Output every line exactly as written. Leave out pictures.

| Supplied data |
******************************

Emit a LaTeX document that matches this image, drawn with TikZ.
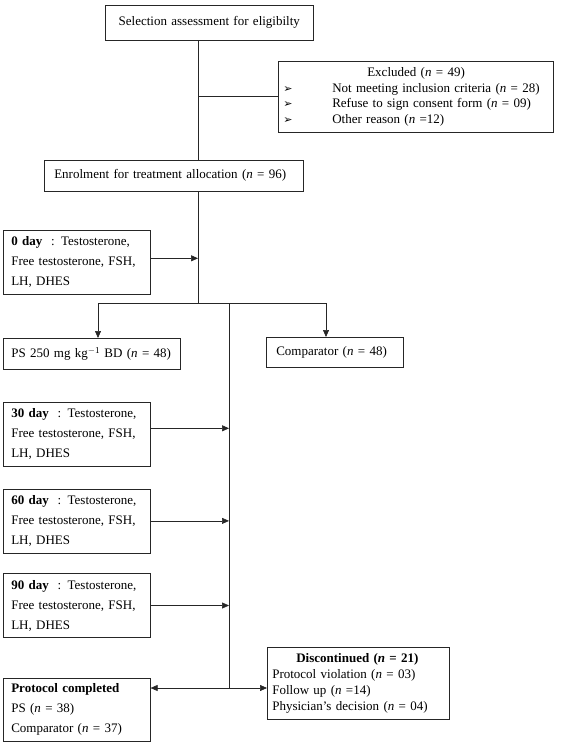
\documentclass[tikz,border=0pt]{standalone}
\usepackage{fontspec}
\setmainfont{Liberation Serif}
\newfontfamily\symfont{DejaVu Sans}
\usetikzlibrary{positioning, calc, arrows.meta}

\newcommand{\bul}{\makebox[49pt][l]{\symfont\fontsize{11}{12}\selectfont ➢}}

\begin{document}
\begin{tikzpicture}[x=1pt, y=-1pt,
        box/.style={rectangle, draw=black!85, line width=0.6pt, inner xsep=8pt, inner ysep=0pt, align=left, font=\fontsize{13}{20}\selectfont},
        daybox/.style={box, text width=131pt, minimum height=64pt},
        arrow/.style={-{Triangle[length=7pt, width=6pt]}, line width=0.6pt, draw=black!85},
        link/.style={line width=0.6pt, draw=black!85}
    ]
        \useasboundingbox (0,0) rectangle (564,746);
        \node[box, anchor=north west, align=center, text width=192pt, minimum height=35pt] at (105,5) (select) {Selection assessment for eligibilty};
        \node[box, anchor=north west, inner xsep=5pt, text width=265pt, minimum height=71pt, font=\fontsize{13}{15.5}\selectfont] at (278,61) (excluded) {\hspace*{84pt}Excluded (\textit{n} = 49)\\\bul Not meeting inclusion criteria (\textit{n} = 28)\\\bul Refuse to sign consent form (\textit{n} = 09)\\\bul Other reason (\textit{n} =12)};
        \node[box, anchor=north west, inner xsep=10pt, text width=239pt, minimum height=31pt] at (44,160) (enrol) {Enrolment for treatment allocation (\textit{n} = 96)};
        \node[daybox, anchor=north west] at (3,230) (day0) {\textbf{0 day}~~: Testosterone,\\Free testosterone, FSH,\\LH, DHES};
        \node[box, anchor=north west, text width=161pt, minimum height=31pt] at (3,338) (ps) {PS 250 mg kg\textsuperscript{$-$1} BD (\textit{n} = 48)};
        \node[box, anchor=north west, inner xsep=10pt, text width=117pt, minimum height=30pt] at (266,337) (comparator) {Comparator (\textit{n} = 48)};
        \node[daybox, anchor=north west] at (3,402) (day30) {\textbf{30 day}~~: Testosterone,\\Free testosterone, FSH,\\LH, DHES};
        \node[daybox, below=22pt of day30] (day60) {\textbf{60 day}~~: Testosterone,\\Free testosterone, FSH,\\LH, DHES};
        \node[daybox, below=20pt of day60] (day90) {\textbf{90 day}~~: Testosterone,\\Free testosterone, FSH,\\LH, DHES};
        \node[box, anchor=north west, text width=131pt, minimum height=63pt] at (3,678) (completed) {\textbf{Protocol completed}\\PS (\textit{n} = 38)\\Comparator (\textit{n} = 37)};
        \node[box, anchor=north west, inner xsep=5pt, text width=172pt, minimum height=72pt, font=\fontsize{13}{16}\selectfont] at (267,647) (discont) {\hspace*{24pt}\textbf{Discontinued (\textit{n} = 21)}\\Protocol violation (\textit{n} = 03)\\Follow up (\textit{n} =14)\\Physician's decision (\textit{n} = 04)};

        % trunk and branch points
        \coordinate (trunk) at (198,303);
        \coordinate (psdrop) at (98,303);
        \coordinate (compdrop) at (326,303);
        \coordinate (merge) at (229,688);

        \draw[link] (select.south -| trunk) -- (enrol.north -| trunk);
        \draw[link] (excluded.west -| trunk) -- (excluded.west);
        \draw[link] (enrol.south -| trunk) -- (trunk);
        \draw[arrow] ([yshift=4pt]day0.east) -- ([yshift=4pt]day0.east -| trunk);
        \draw[link] (psdrop) -- (compdrop);
        \draw[arrow] (psdrop) -- (ps.north -| psdrop);
        \draw[arrow] (compdrop) -- (comparator.north -| compdrop);
        \draw[link] (trunk -| merge) -- (merge);
        \draw[arrow] ([yshift=6pt]day30.east) -- ([yshift=6pt]day30.east -| merge);
        \draw[arrow] (day60.east) -- (day60.east -| merge);
        \draw[arrow] (day90.east) -- (day90.east -| merge);
        \draw[arrow] (merge) -- (merge -| completed.east);
        \draw[arrow] (merge) -- (merge -| discont.west);
    \end{tikzpicture}
\end{document}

******************************

| Problem solution |
Emit a LaTeX document that matches this image, drawn with TikZ.
\documentclass[tikz,border=0pt]{standalone}
\usepackage{fontspec}
\setmainfont{Liberation Serif}
\newfontfamily\symfont{DejaVu Sans}
\usetikzlibrary{positioning, calc, arrows.meta}

\newcommand{\bul}{\makebox[49pt][l]{\symfont\fontsize{11}{12}\selectfont ➢}}

\begin{document}
\begin{tikzpicture}[x=1pt, y=-1pt,
        box/.style={rectangle, draw=black!85, line width=0.6pt, inner xsep=8pt, inner ysep=0pt, align=left, font=\fontsize{13}{20}\selectfont},
        daybox/.style={box, text width=131pt, minimum height=64pt},
        arrow/.style={-{Triangle[length=7pt, width=6pt]}, line width=0.6pt, draw=black!85},
        link/.style={line width=0.6pt, draw=black!85}
    ]
        \useasboundingbox (0,0) rectangle (564,746);
        \node[box, anchor=north west, align=center, text width=192pt, minimum height=35pt] at (105,5) (select) {Selection assessment for eligibilty};
        \node[box, anchor=north west, inner xsep=5pt, text width=265pt, minimum height=71pt, font=\fontsize{13}{15.5}\selectfont] at (278,61) (excluded) {\hspace*{84pt}Excluded (\textit{n} = 49)\\\bul Not meeting inclusion criteria (\textit{n} = 28)\\\bul Refuse to sign consent form (\textit{n} = 09)\\\bul Other reason (\textit{n} =12)};
        \node[box, anchor=north west, inner xsep=10pt, text width=239pt, minimum height=31pt] at (44,160) (enrol) {Enrolment for treatment allocation (\textit{n} = 96)};
        \node[daybox, anchor=north west] at (3,230) (day0) {\textbf{0 day}~~: Testosterone,\\Free testosterone, FSH,\\LH, DHES};
        \node[box, anchor=north west, text width=161pt, minimum height=31pt] at (3,338) (ps) {PS 250 mg kg\textsuperscript{$-$1} BD (\textit{n} = 48)};
        \node[box, anchor=north west, inner xsep=10pt, text width=117pt, minimum height=30pt] at (266,337) (comparator) {Comparator (\textit{n} = 48)};
        \node[daybox, anchor=north west] at (3,402) (day30) {\textbf{30 day}~~: Testosterone,\\Free testosterone, FSH,\\LH, DHES};
        \node[daybox, below=22pt of day30] (day60) {\textbf{60 day}~~: Testosterone,\\Free testosterone, FSH,\\LH, DHES};
        \node[daybox, below=20pt of day60] (day90) {\textbf{90 day}~~: Testosterone,\\Free testosterone, FSH,\\LH, DHES};
        \node[box, anchor=north west, text width=131pt, minimum height=63pt] at (3,678) (completed) {\textbf{Protocol completed}\\PS (\textit{n} = 38)\\Comparator (\textit{n} = 37)};
        \node[box, anchor=north west, inner xsep=5pt, text width=172pt, minimum height=72pt, font=\fontsize{13}{16}\selectfont] at (267,647) (discont) {\hspace*{24pt}\textbf{Discontinued (\textit{n} = 21)}\\Protocol violation (\textit{n} = 03)\\Follow up (\textit{n} =14)\\Physician's decision (\textit{n} = 04)};

        % trunk and branch points
        \coordinate (trunk) at (198,303);
        \coordinate (psdrop) at (98,303);
        \coordinate (compdrop) at (326,303);
        \coordinate (merge) at (229,688);

        \draw[link] (select.south -| trunk) -- (enrol.north -| trunk);
        \draw[link] (excluded.west -| trunk) -- (excluded.west);
        \draw[link] (enrol.south -| trunk) -- (trunk);
        \draw[arrow] ([yshift=4pt]day0.east) -- ([yshift=4pt]day0.east -| trunk);
        \draw[link] (psdrop) -- (compdrop);
        \draw[arrow] (psdrop) -- (ps.north -| psdrop);
        \draw[arrow] (compdrop) -- (comparator.north -| compdrop);
        \draw[link] (trunk -| merge) -- (merge);
        \draw[arrow] ([yshift=6pt]day30.east) -- ([yshift=6pt]day30.east -| merge);
        \draw[arrow] (day60.east) -- (day60.east -| merge);
        \draw[arrow] (day90.east) -- (day90.east -| merge);
        \draw[arrow] (merge) -- (merge -| completed.east);
        \draw[arrow] (merge) -- (merge -| discont.west);
    \end{tikzpicture}
\end{document}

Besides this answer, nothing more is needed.